→ **REQUIREMENTS**:
Print the listing from its top line through the line containing "minimum width=484pt, minimum", nothing more, and leave out the pictures.
--
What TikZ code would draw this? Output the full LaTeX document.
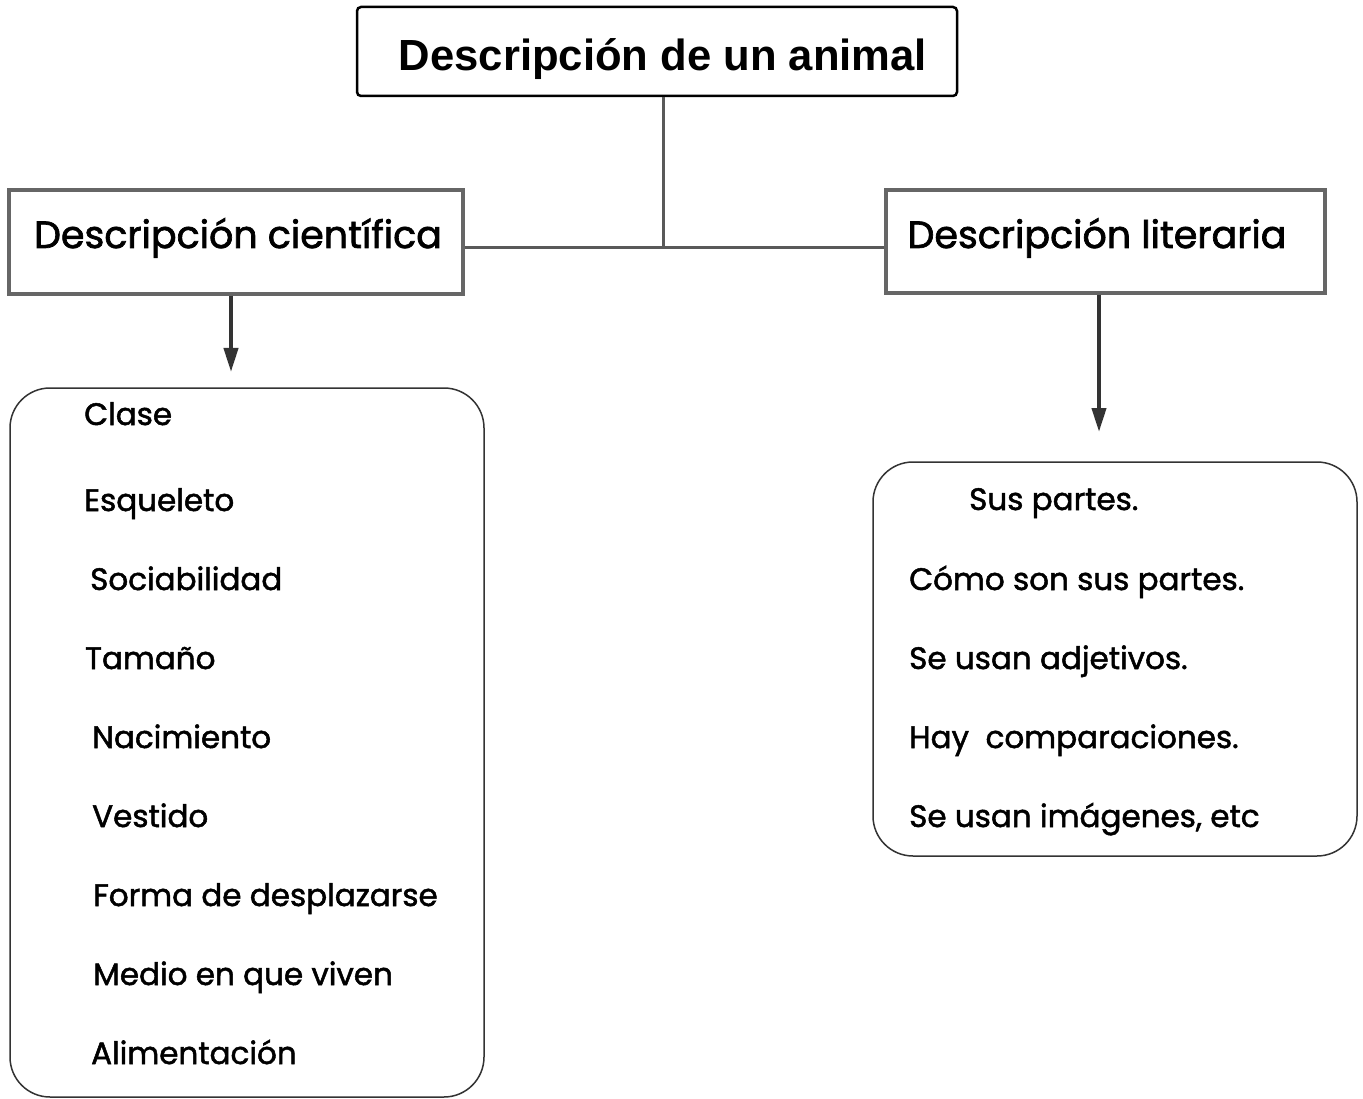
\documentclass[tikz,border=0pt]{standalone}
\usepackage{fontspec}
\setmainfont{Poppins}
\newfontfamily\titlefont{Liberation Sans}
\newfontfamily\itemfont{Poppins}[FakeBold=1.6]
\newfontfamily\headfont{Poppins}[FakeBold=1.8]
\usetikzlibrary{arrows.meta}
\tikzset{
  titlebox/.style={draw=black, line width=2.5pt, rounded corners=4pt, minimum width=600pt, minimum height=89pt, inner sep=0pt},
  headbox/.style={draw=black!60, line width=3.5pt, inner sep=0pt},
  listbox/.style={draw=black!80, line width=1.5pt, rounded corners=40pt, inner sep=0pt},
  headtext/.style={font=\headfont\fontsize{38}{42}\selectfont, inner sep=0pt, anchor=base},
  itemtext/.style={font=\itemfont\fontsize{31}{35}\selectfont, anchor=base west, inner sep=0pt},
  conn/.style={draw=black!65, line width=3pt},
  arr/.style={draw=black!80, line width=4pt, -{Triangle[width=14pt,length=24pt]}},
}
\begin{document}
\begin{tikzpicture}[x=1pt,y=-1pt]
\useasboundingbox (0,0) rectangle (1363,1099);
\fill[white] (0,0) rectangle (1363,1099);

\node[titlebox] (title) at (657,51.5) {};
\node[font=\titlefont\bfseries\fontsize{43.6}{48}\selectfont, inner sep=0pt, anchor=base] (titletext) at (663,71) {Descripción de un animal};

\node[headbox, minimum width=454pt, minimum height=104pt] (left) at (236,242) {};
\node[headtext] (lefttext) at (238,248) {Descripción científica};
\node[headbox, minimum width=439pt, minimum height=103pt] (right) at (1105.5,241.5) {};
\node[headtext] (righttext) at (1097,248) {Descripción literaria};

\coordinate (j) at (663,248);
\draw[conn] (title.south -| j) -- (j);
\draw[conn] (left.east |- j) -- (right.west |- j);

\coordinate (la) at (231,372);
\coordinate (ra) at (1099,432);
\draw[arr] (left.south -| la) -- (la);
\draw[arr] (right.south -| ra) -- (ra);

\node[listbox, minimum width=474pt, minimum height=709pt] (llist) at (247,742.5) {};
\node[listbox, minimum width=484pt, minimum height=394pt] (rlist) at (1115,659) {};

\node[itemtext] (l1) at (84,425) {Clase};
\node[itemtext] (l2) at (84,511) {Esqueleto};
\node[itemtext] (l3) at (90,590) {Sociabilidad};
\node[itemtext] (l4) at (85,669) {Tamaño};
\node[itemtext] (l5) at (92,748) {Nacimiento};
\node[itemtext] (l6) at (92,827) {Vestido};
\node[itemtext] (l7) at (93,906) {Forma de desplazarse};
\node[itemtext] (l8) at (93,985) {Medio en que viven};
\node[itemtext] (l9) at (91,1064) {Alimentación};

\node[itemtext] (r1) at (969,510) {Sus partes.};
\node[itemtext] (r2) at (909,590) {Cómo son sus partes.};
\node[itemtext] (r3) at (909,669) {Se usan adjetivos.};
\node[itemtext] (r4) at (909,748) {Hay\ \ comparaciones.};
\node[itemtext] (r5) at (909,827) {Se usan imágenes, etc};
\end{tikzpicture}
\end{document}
--
→ **CORRECT OUTPUT**:
What TikZ code would draw this? Output the full LaTeX document.
\documentclass[tikz,border=0pt]{standalone}
\usepackage{fontspec}
\setmainfont{Poppins}
\newfontfamily\titlefont{Liberation Sans}
\newfontfamily\itemfont{Poppins}[FakeBold=1.6]
\newfontfamily\headfont{Poppins}[FakeBold=1.8]
\usetikzlibrary{arrows.meta}
\tikzset{
  titlebox/.style={draw=black, line width=2.5pt, rounded corners=4pt, minimum width=600pt, minimum height=89pt, inner sep=0pt},
  headbox/.style={draw=black!60, line width=3.5pt, inner sep=0pt},
  listbox/.style={draw=black!80, line width=1.5pt, rounded corners=40pt, inner sep=0pt},
  headtext/.style={font=\headfont\fontsize{38}{42}\selectfont, inner sep=0pt, anchor=base},
  itemtext/.style={font=\itemfont\fontsize{31}{35}\selectfont, anchor=base west, inner sep=0pt},
  conn/.style={draw=black!65, line width=3pt},
  arr/.style={draw=black!80, line width=4pt, -{Triangle[width=14pt,length=24pt]}},
}
\begin{document}
\begin{tikzpicture}[x=1pt,y=-1pt]
\useasboundingbox (0,0) rectangle (1363,1099);
\fill[white] (0,0) rectangle (1363,1099);

\node[titlebox] (title) at (657,51.5) {};
\node[font=\titlefont\bfseries\fontsize{43.6}{48}\selectfont, inner sep=0pt, anchor=base] (titletext) at (663,71) {Descripción de un animal};

\node[headbox, minimum width=454pt, minimum height=104pt] (left) at (236,242) {};
\node[headtext] (lefttext) at (238,248) {Descripción científica};
\node[headbox, minimum width=439pt, minimum height=103pt] (right) at (1105.5,241.5) {};
\node[headtext] (righttext) at (1097,248) {Descripción literaria};

\coordinate (j) at (663,248);
\draw[conn] (title.south -| j) -- (j);
\draw[conn] (left.east |- j) -- (right.west |- j);

\coordinate (la) at (231,372);
\coordinate (ra) at (1099,432);
\draw[arr] (left.south -| la) -- (la);
\draw[arr] (right.south -| ra) -- (ra);

\node[listbox, minimum width=474pt, minimum height=709pt] (llist) at (247,742.5) {};
\node[listbox, minimum width=484pt, minimum height=394pt] (rlist) at (1115,659) {};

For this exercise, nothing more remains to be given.